Wednesday, August 26, 2015

Review: Kafka on the Shore by Haruki Murakami

Life has its own ways to deal with problems or no problems. Sometimes the mind creates few of its own and sometimes there are genuine issues to deal with. The idea is to learn it all step by step, slowly and steadily and earn your place among people. With mutual admiration comes respect and with respect you can win hearts. Author Haruki Murakami in his book "Kafka on the Shore" let his words and characters speak for themselves. The pen flows and out comes life on pages. So how colorful this life is? Let's find out. 

The odd chapters of Kafka On The Shore depict the story of 15-year-old Kafka as he leaves his father's house in search of his sister and mother, and also to escape from an Oedipal curse. Kafka comes across numerous adventures en route until he finds space in a library in Takamatsu. The library is owned by Miss Saeki and Oshima. He spends his time reading at the library when one fine day the police come searching for him. 
The even chapters narrate Nakata's story. He works part-time as a locator of lost cats because of his uncanny talents. The search for one lost cat requires him to travel away from home. He ends up on road where he befriends a truck driver named Hoshino, who gives him a lift in his truck. Soon he becomes attached to Nakata. 
Kafka and Nakata meet each other in the novel. However, when they meet each other it is not just in the physical sense but on a metaphysical level as well. As their odysseys unravel, fishes fall from the skies, and cats talk with people. The reader can find brutal killings, but the killer and victim’s identities remain unknown. The novel has several themes central to it, like the power of music, the connection between the subconscious, mind, and soul, the strength of nature, the influence of an old prophecy. All these combine to weave a dreamlike and elegant masterpiece. The Oedipal undercurrent running in the novel makes Kafka On The Shore the equivalent of a modern Greek tragedy.

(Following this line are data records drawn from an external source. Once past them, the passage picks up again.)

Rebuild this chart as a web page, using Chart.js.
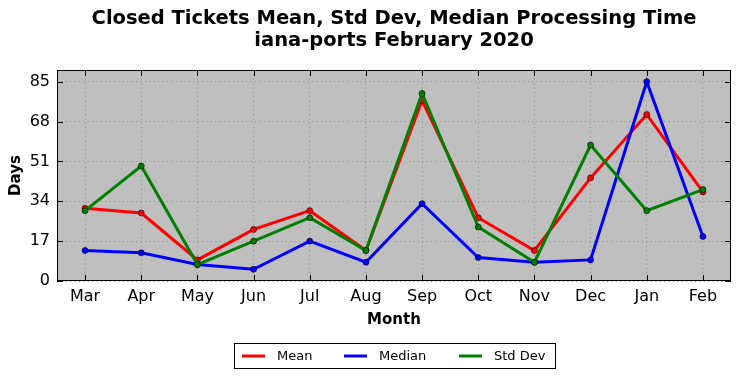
<!DOCTYPE html>
<html>
<head>
<meta charset="utf-8">
<script src="https://cdn.jsdelivr.net/npm/chart.js@4/dist/chart.umd.min.js"></script>
<style>
  html, body { margin: 0; padding: 0; background: #ffffff; }
  #wrap { width: 742px; height: 378px; position: relative; }
</style>
</head>
<body>
<div id="wrap"><canvas id="c" width="742" height="378"></canvas></div>
<script>
const months = ["Mar", "Apr", "May", "Jun", "Jul", "Aug", "Sep", "Oct", "Nov", "Dec", "Jan", "Feb"];
const meanDays   = [31, 29, 9, 22, 30, 13, 77, 27, 13, 44, 71, 38];
const medianDays = [13, 12, 7, 5, 17, 8, 33, 10, 8, 9, 85, 19];
const stdDevDays = [30, 49, 7, 17, 27, 13, 80, 23, 8, 58, 30, 39];
const yTicks = [0, 17, 34, 51, 68, 85];
const titleLines = ["Closed Tickets Mean, Std Dev, Median Processing Time", "iana-ports February 2020"];

const FONT = "'DejaVu Sans', sans-serif";

const plotBg = {
  id: 'plotBg',
  beforeDraw(chart) {
    const {ctx, chartArea: a} = chart;
    ctx.save();
    ctx.fillStyle = '#bfbfbf';
    ctx.fillRect(a.left, a.top, a.right - a.left, a.bottom - a.top);
    ctx.restore();
  },
  afterDraw(chart) {
    const {ctx, chartArea: a, scales} = chart;
    ctx.save();
    // title centred over the axes
    ctx.fillStyle = '#000';
    ctx.font = "bold 19.5px " + FONT;
    ctx.textAlign = 'center';
    ctx.textBaseline = 'middle';
    const cx = (a.left + a.right) / 2;
    titleLines.forEach((t, i) => ctx.fillText(t, cx, 19 + i * 22));

    // frame
    ctx.strokeStyle = '#000';
    ctx.lineWidth = 1;
    ctx.strokeRect(Math.round(a.left) + 0.5, Math.round(a.top) + 0.5,
                   Math.round(a.right - a.left) - 1, Math.round(a.bottom - a.top) - 1);
    // inward ticks
    const L = 6;
    ctx.beginPath();
    scales.x.ticks.forEach((t, i) => {
      const x = Math.round(scales.x.getPixelForTick(i)) + 0.5;
      ctx.moveTo(x, a.bottom); ctx.lineTo(x, a.bottom - L);
      ctx.moveTo(x, a.top); ctx.lineTo(x, a.top + L);
    });
    scales.y.ticks.forEach((t) => {
      const y = Math.round(scales.y.getPixelForValue(t.value)) + 0.5;
      ctx.moveTo(a.left, y); ctx.lineTo(a.left + L, y);
      ctx.moveTo(a.right, y); ctx.lineTo(a.right - L, y);
    });
    ctx.stroke();

    // legend (boxed, matplotlib style)
    const ds = chart.data.datasets;
    const bx = 234.5, by = 343.5, bw = 321, bh = 25;
    ctx.fillStyle = '#fff';
    ctx.fillRect(bx, by, bw, bh);
    ctx.strokeStyle = '#000';
    ctx.lineWidth = 1;
    ctx.strokeRect(bx, by, bw, bh);
    const starts = [242, 344, 459];
    ctx.font = "13px " + FONT;
    ctx.textBaseline = 'middle';
    ctx.textAlign = 'left';
    ds.forEach((d, i) => {
      const x0 = starts[i];
      const cy = by + bh / 2;
      ctx.strokeStyle = d.borderColor;
      ctx.lineWidth = 3;
      ctx.beginPath();
      ctx.moveTo(x0, cy); ctx.lineTo(x0 + 23, cy);
      ctx.stroke();
      ctx.fillStyle = '#000';
      ctx.fillText(d.label, x0 + 35, cy + 0.5);
    });
    ctx.restore();
  }
};

new Chart(document.getElementById('c'), {
  type: 'line',
  data: {
    labels: months,
    datasets: [
      { label: 'Mean', data: meanDays, borderColor: '#ff0000', backgroundColor: '#ff0000', order: 2 },
      { label: 'Median', data: medianDays, borderColor: '#0000ff', backgroundColor: '#0000ff', order: 1 },
      { label: 'Std Dev', data: stdDevDays, borderColor: '#008000', backgroundColor: '#008000', order: 0 }
    ].map(d => Object.assign(d, {
      borderWidth: 3,
      pointRadius: 3,
      pointBorderWidth: 0.6,
      pointBorderColor: '#000',
      pointBackgroundColor: d.borderColor,
      tension: 0,
      fill: false
    }))
  },
  options: {
    responsive: false,
    animation: false,
    devicePixelRatio: 1,
    layout: { padding: { left: 0, right: 11, top: 70, bottom: 40 } },
    plugins: {
      legend: { display: false },
      tooltip: { enabled: false },
      title: { display: false }
    },
    scales: {
      x: {
        type: 'category',
        offset: true,
        grid: { display: true, color: '#8c8c8c', lineWidth: 1, drawTicks: false, offset: false },
        border: { display: false, dash: [1, 3.4] },
        ticks: { color: '#000', font: { family: FONT, size: 16 }, padding: 6, maxRotation: 0, autoSkip: false },
        title: { display: true, text: 'Month', color: '#000', font: { family: FONT, size: 15, weight: 'bold' }, padding: { top: 0, bottom: 9 } },
        afterFit(s) { s.height = 57; }
      },
      y: {
        min: 0,
        max: 90,
        grid: { display: true, color: '#8c8c8c', lineWidth: 1, drawTicks: false },
        border: { display: false, dash: [1, 3.4] },
        ticks: { color: '#000', font: { family: FONT, size: 16 }, padding: 7 },
        afterBuildTicks(s) { s.ticks = yTicks.map(v => ({ value: v })); },
        title: { display: true, text: 'Days', color: '#000', font: { family: FONT, size: 15, weight: 'bold' }, padding: { top: 7, bottom: 0 } },
        afterFit(s) { s.width = 57; }
      }
    }
  },
  plugins: [plotBg]
});
</script>
</body>
</html>
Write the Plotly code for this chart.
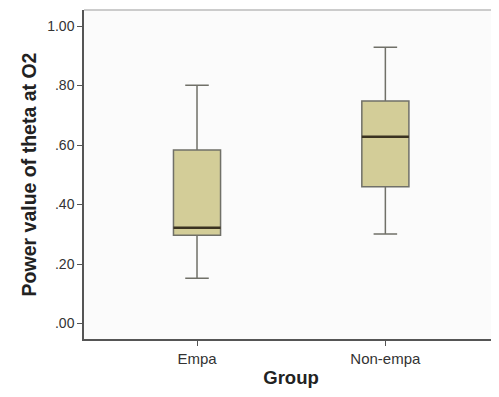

First look at the title and the cover and both of it equivalently will catch a reader off their game. The title is not a modern day long eye catchy title and the cover at first is nothing to write home about. But then the book falls into the category where for once the judgment has to based upon the story rather than the cover. The blurb talks about two people Kafka Tamura and Nakata both quite the opposites of each other and how they end up playing pivotal roles in the story. The blurb just manages to give the gist of what is going to be a contemporary definition of life.

The story is set off in Tokyo and a ward respectively. Two people are the driving forces of the story. Nakata and Kafka are two different individuals. Kafka, young and fresh off from the school but not willing to pursue junior high and Nakata on the pinnacle of his life, losing out everything to an incident in his early days. But life has to offer some vividness to both of them and they are just about ready to undertake the journey to experience it all. Two different paths, two different lives and yet their worlds will collide for good. How and when that no one knows? What will happen when their destinies walk on a single path? Is there a way out of it or is it a new start? That's what the story is all about. 

Set off in a world where things never come easy it is a journey to remember. The cherished moments in the story are one too many. From Nakata's innocence and intelligence and Kafka's transition from a boy to a man the story offers you in depth views on how to be yourself in life. The best pleasures of life are derived from serving others and this is what the story is centrally based on. The ups and downs in the melancholic tempos of both individuals is a sight to savor and breathe. Nakata is a world in itself. He is a simplicity personified. His presence in the book leaves an ever lasting impression on the mind. Kafka is a typical lost teenager yet his life is no less than an adventure. He experiences it in a different manner and the story ends up giving him enough leverage to turn him into a star. Both the characters have been ably supported by other people and the figment of imagination runs deep with all of them. 

The story just loses its steam towards the end. A chapter or two or certain portions just got over stretched and the book turn towards a level of nothingness. It could have been avoided. 

All in all there will always be a Nakata or Kafka around you. If there are you just need to channelize them, make them part of the society, love them irrespective of their shortcomings and give them back the respect they deserve in the first place. The story is no less than the teachings of life. The subtle nature of the book and the sublime command on the ideas is another huge plus in the book. Nowhere it gets distorted or moves away from its ultimate goal. The goal to teach something to the readers. It spreads and gathers love and affection. It's a picture perfect blend of what one seeks in life.